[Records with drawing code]
┌──

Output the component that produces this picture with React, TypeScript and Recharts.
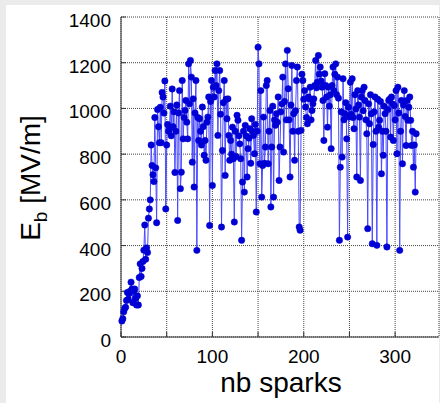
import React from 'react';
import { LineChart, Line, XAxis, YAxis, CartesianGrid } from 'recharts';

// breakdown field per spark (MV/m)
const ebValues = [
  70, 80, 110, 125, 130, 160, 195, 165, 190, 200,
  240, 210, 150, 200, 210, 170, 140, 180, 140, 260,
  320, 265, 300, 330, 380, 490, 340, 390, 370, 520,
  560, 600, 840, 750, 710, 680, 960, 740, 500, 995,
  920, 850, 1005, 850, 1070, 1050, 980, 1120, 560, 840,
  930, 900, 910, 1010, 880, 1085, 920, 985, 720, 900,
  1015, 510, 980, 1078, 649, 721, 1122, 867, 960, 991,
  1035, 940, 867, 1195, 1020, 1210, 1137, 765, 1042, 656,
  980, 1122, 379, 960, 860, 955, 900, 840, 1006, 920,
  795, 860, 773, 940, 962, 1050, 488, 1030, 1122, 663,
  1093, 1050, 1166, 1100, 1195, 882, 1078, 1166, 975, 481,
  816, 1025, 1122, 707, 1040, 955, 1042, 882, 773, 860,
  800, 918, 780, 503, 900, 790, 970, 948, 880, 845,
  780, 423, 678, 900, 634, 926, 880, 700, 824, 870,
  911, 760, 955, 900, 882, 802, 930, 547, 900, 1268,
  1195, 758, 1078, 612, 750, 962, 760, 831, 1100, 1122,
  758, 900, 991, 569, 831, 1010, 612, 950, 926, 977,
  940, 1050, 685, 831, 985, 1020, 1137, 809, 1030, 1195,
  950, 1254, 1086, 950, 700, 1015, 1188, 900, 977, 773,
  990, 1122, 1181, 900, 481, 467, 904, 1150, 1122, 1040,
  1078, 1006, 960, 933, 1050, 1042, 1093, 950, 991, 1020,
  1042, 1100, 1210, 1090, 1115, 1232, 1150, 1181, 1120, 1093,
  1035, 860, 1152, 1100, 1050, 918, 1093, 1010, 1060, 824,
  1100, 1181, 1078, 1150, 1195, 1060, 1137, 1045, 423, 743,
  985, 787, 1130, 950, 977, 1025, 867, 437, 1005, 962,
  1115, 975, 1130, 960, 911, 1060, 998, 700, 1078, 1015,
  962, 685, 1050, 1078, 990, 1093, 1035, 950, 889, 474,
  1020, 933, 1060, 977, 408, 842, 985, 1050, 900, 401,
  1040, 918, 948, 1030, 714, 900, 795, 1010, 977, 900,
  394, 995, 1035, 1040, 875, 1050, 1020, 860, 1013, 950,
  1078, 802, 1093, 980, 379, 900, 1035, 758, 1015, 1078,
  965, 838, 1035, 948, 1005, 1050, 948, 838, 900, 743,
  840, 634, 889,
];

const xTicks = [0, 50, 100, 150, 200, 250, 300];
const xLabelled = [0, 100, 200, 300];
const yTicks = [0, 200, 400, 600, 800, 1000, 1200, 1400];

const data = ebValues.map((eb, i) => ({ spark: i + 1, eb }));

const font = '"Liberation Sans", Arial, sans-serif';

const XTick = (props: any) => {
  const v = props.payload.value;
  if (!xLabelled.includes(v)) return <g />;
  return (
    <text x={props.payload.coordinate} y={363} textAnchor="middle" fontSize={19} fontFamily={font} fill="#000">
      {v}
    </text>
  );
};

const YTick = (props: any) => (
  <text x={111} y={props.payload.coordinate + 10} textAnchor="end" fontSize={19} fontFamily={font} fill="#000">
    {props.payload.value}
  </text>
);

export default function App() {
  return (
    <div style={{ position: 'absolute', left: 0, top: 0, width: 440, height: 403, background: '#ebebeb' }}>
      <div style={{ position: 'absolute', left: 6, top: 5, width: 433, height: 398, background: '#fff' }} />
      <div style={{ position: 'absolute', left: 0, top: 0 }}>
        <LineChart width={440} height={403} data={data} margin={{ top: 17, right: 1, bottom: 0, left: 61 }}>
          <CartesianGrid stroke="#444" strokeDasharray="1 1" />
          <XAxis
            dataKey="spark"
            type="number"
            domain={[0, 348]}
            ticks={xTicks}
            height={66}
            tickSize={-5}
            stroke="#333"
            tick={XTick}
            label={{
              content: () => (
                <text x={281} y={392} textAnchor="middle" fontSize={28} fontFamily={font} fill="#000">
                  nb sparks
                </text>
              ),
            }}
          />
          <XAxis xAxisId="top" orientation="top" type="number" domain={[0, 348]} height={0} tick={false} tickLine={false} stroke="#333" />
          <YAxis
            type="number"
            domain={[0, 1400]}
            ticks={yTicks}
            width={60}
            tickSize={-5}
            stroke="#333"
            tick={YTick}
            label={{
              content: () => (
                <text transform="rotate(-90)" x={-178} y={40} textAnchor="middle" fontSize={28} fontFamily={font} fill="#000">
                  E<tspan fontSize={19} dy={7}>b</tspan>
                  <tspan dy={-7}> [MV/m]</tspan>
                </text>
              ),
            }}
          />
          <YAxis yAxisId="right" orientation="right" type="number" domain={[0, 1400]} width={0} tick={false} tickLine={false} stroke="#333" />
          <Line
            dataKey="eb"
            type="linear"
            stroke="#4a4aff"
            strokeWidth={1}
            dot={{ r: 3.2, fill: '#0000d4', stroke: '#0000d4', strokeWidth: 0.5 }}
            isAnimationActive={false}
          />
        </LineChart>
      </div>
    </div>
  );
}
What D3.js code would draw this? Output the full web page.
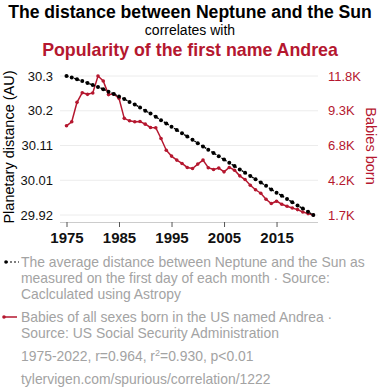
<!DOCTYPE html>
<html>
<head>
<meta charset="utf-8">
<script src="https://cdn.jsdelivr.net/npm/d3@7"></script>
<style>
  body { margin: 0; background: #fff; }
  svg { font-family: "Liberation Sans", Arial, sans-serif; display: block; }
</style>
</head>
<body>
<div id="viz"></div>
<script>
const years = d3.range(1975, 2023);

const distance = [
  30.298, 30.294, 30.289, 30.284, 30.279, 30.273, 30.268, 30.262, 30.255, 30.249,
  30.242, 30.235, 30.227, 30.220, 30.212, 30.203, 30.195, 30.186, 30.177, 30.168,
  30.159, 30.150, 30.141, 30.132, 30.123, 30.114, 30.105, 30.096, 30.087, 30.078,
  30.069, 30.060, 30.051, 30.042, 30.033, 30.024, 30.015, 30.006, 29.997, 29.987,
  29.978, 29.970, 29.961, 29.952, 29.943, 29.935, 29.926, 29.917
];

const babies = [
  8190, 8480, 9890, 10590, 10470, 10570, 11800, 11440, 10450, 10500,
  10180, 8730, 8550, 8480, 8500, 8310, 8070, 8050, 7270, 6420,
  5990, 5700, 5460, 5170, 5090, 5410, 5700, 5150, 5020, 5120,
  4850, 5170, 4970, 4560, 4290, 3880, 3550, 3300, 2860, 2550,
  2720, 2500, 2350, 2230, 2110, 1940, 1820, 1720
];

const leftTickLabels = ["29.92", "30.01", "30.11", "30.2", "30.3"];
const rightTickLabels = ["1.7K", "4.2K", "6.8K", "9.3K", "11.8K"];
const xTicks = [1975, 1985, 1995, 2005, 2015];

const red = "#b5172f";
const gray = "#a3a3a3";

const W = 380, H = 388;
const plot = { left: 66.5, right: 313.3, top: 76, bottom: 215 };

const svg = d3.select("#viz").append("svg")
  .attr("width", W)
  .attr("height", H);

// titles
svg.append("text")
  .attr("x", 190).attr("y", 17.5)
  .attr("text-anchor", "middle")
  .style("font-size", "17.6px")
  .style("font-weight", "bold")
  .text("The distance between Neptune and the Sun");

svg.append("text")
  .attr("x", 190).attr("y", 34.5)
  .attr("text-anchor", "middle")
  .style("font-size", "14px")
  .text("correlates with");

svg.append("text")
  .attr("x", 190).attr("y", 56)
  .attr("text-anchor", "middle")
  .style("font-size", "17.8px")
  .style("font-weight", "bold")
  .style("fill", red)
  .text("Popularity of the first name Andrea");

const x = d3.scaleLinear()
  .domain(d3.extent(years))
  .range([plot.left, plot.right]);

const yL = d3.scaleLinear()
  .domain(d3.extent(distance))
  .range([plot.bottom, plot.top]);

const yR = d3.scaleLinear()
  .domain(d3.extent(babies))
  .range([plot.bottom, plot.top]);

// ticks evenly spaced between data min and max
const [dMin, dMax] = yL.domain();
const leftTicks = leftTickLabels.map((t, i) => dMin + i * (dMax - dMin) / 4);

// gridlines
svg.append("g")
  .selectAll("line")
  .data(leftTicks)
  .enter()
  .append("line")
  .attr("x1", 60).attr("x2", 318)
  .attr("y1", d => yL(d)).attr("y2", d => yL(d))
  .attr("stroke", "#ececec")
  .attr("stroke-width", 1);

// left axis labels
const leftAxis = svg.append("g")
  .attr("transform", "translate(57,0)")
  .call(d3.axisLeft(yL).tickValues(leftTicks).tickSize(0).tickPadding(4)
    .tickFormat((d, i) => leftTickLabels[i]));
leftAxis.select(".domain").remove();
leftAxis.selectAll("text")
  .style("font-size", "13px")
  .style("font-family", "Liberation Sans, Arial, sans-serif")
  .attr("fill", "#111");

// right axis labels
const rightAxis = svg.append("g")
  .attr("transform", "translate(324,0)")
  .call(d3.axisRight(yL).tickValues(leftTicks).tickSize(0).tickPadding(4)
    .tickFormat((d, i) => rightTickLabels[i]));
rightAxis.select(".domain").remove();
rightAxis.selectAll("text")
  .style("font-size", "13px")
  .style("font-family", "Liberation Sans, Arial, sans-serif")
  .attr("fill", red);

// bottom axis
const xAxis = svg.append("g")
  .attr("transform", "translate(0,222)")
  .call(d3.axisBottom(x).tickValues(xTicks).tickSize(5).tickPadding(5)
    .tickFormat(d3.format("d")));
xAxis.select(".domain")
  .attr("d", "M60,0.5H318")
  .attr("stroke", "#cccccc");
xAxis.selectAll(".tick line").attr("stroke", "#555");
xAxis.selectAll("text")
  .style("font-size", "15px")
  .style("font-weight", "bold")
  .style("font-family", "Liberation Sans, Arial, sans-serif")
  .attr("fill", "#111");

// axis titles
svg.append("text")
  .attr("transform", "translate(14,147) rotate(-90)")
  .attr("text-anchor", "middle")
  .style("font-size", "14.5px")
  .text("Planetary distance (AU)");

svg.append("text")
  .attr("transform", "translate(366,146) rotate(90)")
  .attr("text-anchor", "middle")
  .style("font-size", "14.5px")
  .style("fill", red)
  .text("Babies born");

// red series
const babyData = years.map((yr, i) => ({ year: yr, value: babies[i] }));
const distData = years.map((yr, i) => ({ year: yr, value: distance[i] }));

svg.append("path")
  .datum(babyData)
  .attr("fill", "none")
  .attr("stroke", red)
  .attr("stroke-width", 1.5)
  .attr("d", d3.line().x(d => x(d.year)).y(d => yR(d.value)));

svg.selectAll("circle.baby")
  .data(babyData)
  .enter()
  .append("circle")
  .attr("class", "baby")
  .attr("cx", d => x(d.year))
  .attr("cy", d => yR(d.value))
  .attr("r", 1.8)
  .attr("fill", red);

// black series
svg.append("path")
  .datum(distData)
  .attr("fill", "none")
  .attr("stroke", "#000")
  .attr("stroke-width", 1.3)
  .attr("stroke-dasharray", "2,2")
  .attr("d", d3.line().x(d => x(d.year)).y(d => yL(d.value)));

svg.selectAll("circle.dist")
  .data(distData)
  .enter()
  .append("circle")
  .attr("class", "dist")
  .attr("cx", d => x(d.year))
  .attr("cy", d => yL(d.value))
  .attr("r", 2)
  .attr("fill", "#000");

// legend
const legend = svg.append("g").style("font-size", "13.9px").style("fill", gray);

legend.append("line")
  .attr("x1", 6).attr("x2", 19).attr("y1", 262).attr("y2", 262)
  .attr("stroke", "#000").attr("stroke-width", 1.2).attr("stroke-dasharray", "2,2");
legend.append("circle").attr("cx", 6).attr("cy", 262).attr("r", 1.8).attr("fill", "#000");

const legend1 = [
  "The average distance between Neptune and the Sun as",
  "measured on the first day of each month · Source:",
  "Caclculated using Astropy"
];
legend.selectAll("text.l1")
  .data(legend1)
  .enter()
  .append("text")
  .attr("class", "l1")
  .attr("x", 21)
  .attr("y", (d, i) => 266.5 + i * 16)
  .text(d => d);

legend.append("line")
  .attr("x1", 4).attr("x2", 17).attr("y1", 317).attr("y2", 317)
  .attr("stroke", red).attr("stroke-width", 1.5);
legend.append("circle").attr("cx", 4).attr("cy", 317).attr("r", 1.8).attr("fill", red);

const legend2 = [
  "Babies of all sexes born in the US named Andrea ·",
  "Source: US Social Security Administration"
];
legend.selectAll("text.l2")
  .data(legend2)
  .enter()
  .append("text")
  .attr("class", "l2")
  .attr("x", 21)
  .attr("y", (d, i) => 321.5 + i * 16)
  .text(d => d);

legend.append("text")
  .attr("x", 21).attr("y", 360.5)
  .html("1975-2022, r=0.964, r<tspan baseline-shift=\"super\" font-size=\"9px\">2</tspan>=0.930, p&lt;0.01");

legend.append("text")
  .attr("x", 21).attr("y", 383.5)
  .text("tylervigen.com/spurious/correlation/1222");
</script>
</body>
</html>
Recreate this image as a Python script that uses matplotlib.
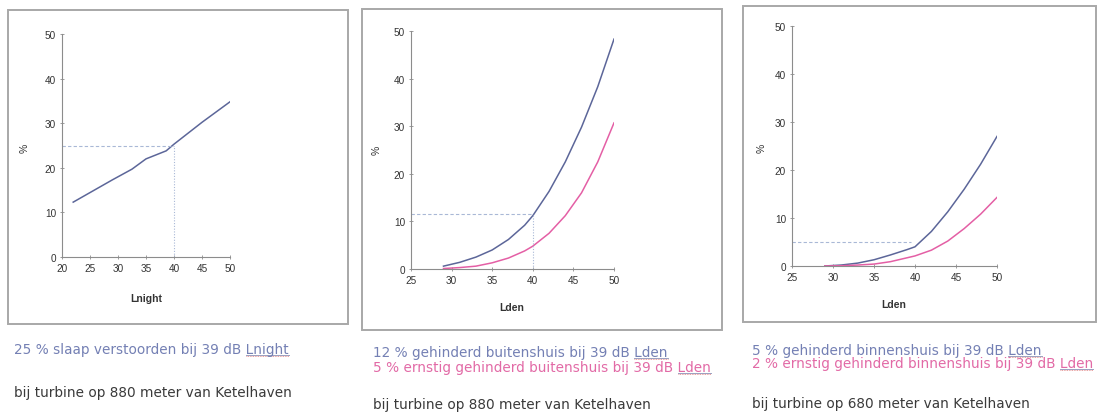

└──

• Exercise aim
Lines of the material that contain the word "this" are to be gathered.

• Reply
Output the component that produces this picture with React, TypeScript and Recharts.
What D3.js code would draw this? Output the full web page.
Recreate this image as a Python script that uses matplotlib.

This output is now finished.